**Stated problem:**
Leaving out every picture, retype the lines below from the top through the one that contains "import seaborn as sns".

━━ Supplied material

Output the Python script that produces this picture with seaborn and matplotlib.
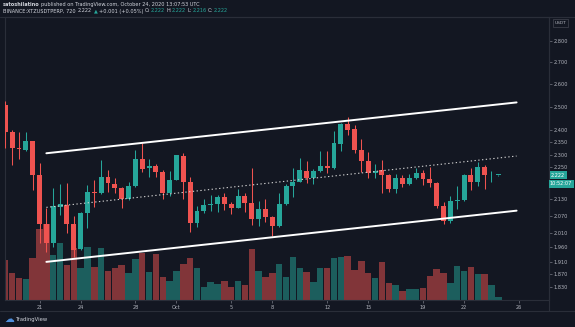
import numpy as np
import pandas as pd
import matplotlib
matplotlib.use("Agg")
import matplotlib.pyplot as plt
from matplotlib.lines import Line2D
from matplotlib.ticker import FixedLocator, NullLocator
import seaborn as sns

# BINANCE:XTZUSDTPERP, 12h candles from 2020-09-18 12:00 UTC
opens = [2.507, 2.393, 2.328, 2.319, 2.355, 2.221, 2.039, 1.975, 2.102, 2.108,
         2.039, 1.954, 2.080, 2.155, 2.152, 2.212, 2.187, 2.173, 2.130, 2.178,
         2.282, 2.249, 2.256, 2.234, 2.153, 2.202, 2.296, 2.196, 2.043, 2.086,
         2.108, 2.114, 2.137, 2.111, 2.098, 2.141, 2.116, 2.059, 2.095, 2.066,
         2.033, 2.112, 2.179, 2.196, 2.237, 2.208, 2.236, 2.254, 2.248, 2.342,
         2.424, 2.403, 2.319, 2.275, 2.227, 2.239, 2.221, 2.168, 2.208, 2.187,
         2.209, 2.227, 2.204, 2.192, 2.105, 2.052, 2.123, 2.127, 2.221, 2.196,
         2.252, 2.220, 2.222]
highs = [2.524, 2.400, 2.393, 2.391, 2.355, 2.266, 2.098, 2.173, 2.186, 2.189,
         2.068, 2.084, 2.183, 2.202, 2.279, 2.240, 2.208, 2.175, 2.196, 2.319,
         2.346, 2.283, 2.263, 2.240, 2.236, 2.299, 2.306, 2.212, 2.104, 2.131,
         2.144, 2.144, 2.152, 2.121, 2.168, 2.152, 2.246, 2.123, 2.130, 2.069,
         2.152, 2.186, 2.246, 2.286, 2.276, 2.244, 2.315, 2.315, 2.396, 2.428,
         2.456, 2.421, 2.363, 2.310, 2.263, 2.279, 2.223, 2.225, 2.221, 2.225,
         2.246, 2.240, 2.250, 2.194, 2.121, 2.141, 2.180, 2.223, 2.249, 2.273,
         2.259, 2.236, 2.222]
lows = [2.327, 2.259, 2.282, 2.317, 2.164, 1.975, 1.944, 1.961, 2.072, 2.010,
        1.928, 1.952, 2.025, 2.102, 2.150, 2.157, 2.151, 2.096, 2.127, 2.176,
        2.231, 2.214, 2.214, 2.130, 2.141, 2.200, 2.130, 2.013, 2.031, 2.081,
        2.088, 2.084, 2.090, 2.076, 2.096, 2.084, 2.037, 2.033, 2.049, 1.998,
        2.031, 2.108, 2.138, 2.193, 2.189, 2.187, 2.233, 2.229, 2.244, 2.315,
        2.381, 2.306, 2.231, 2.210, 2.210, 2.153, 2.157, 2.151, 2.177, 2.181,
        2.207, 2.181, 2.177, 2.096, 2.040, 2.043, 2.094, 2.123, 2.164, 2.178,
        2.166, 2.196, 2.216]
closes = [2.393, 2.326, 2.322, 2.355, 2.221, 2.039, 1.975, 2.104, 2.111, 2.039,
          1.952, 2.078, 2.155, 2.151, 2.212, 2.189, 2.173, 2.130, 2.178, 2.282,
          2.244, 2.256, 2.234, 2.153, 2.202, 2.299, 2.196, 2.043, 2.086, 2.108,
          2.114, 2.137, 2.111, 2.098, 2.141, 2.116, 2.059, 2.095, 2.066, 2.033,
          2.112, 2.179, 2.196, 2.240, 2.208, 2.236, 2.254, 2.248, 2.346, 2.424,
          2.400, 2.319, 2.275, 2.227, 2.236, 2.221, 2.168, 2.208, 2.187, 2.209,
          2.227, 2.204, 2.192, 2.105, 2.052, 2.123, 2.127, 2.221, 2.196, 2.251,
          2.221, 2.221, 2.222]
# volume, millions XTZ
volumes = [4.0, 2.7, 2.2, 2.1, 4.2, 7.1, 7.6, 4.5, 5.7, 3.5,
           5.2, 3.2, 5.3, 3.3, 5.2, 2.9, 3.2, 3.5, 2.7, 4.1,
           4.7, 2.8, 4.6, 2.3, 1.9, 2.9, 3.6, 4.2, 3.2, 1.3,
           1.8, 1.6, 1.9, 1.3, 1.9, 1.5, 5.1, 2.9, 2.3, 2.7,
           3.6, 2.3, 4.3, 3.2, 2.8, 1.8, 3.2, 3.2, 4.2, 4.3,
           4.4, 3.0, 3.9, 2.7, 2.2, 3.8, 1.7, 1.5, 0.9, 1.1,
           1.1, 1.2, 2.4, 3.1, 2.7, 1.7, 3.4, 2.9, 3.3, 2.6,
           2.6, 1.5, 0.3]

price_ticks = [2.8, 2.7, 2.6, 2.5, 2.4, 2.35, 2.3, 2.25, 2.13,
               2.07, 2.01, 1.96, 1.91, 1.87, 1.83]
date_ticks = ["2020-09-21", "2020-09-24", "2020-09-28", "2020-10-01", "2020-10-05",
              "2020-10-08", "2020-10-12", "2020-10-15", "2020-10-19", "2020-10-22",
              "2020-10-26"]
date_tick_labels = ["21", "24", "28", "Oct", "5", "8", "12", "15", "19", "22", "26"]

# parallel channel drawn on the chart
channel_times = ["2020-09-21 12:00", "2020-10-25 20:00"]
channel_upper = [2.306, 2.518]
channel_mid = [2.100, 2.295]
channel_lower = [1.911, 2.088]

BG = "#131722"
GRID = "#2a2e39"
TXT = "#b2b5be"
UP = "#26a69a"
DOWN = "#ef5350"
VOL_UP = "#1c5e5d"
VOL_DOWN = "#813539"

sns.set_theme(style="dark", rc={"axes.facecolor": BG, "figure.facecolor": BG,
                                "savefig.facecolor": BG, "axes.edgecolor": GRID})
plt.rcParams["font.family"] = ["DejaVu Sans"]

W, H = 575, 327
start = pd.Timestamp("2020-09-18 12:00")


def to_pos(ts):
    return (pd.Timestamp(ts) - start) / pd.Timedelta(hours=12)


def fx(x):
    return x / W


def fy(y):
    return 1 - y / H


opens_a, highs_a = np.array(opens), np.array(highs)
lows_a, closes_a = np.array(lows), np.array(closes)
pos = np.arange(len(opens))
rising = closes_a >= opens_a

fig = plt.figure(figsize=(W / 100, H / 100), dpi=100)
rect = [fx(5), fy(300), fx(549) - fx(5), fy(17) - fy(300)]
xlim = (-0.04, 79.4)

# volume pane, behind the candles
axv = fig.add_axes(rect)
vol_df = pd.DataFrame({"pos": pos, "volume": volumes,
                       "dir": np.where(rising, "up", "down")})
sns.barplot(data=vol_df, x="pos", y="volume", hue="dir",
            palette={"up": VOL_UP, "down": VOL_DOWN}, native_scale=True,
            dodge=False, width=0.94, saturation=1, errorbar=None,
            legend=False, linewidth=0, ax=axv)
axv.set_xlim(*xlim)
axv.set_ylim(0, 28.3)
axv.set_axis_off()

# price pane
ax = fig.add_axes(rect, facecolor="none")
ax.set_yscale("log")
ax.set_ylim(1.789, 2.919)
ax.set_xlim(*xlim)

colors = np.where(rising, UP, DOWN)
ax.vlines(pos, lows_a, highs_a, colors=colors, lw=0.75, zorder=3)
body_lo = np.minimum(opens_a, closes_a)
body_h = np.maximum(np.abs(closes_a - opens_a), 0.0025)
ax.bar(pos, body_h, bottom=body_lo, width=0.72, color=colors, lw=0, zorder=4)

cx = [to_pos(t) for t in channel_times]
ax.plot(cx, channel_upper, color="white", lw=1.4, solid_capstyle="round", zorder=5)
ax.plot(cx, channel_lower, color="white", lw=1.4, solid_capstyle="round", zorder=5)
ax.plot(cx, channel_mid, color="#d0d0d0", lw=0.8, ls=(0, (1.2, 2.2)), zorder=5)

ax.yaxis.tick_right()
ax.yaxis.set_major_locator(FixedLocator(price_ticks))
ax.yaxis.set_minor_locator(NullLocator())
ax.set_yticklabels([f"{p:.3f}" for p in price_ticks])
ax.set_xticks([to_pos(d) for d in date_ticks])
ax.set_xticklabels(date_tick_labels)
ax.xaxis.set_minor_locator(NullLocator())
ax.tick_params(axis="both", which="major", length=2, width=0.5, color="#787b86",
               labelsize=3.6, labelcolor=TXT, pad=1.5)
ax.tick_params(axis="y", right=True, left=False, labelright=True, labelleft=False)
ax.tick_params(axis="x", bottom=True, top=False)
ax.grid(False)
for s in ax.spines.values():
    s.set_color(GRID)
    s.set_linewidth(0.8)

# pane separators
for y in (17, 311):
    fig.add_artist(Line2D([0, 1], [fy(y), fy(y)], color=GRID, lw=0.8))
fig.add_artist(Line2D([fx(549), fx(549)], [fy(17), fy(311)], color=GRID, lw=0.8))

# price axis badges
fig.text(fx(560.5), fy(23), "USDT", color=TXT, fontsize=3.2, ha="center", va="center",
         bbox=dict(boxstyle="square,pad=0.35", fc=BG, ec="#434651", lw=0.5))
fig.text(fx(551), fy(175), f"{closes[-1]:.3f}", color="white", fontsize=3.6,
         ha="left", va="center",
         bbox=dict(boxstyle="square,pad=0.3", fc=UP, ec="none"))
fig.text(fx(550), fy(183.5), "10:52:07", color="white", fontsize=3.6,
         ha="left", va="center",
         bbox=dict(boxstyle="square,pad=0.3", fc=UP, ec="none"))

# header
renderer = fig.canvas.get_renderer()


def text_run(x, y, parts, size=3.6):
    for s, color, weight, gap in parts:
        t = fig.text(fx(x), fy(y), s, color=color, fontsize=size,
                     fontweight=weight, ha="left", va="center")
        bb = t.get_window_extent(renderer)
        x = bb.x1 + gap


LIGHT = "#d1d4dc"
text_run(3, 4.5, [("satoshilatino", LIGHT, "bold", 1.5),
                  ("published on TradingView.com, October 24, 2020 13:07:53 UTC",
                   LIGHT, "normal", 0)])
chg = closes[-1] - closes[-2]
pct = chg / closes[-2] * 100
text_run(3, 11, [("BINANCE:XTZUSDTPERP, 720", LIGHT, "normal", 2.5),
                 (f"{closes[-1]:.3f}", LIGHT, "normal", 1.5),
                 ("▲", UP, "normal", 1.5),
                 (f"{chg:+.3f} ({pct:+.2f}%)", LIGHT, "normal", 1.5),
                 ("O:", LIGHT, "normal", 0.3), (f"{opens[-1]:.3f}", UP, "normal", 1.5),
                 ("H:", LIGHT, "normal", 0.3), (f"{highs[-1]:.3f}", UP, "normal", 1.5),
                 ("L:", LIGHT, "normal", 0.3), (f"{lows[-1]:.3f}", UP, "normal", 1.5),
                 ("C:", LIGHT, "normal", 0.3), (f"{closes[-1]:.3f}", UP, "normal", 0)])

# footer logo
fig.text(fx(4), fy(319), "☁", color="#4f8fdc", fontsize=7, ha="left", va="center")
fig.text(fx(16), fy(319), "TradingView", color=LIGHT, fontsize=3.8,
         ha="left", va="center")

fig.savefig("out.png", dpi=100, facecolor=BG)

━━━━

**Problem solution:**
Output the Python script that produces this picture with seaborn and matplotlib.
import numpy as np
import pandas as pd
import matplotlib
matplotlib.use("Agg")
import matplotlib.pyplot as plt
from matplotlib.lines import Line2D
from matplotlib.ticker import FixedLocator, NullLocator
import seaborn as sns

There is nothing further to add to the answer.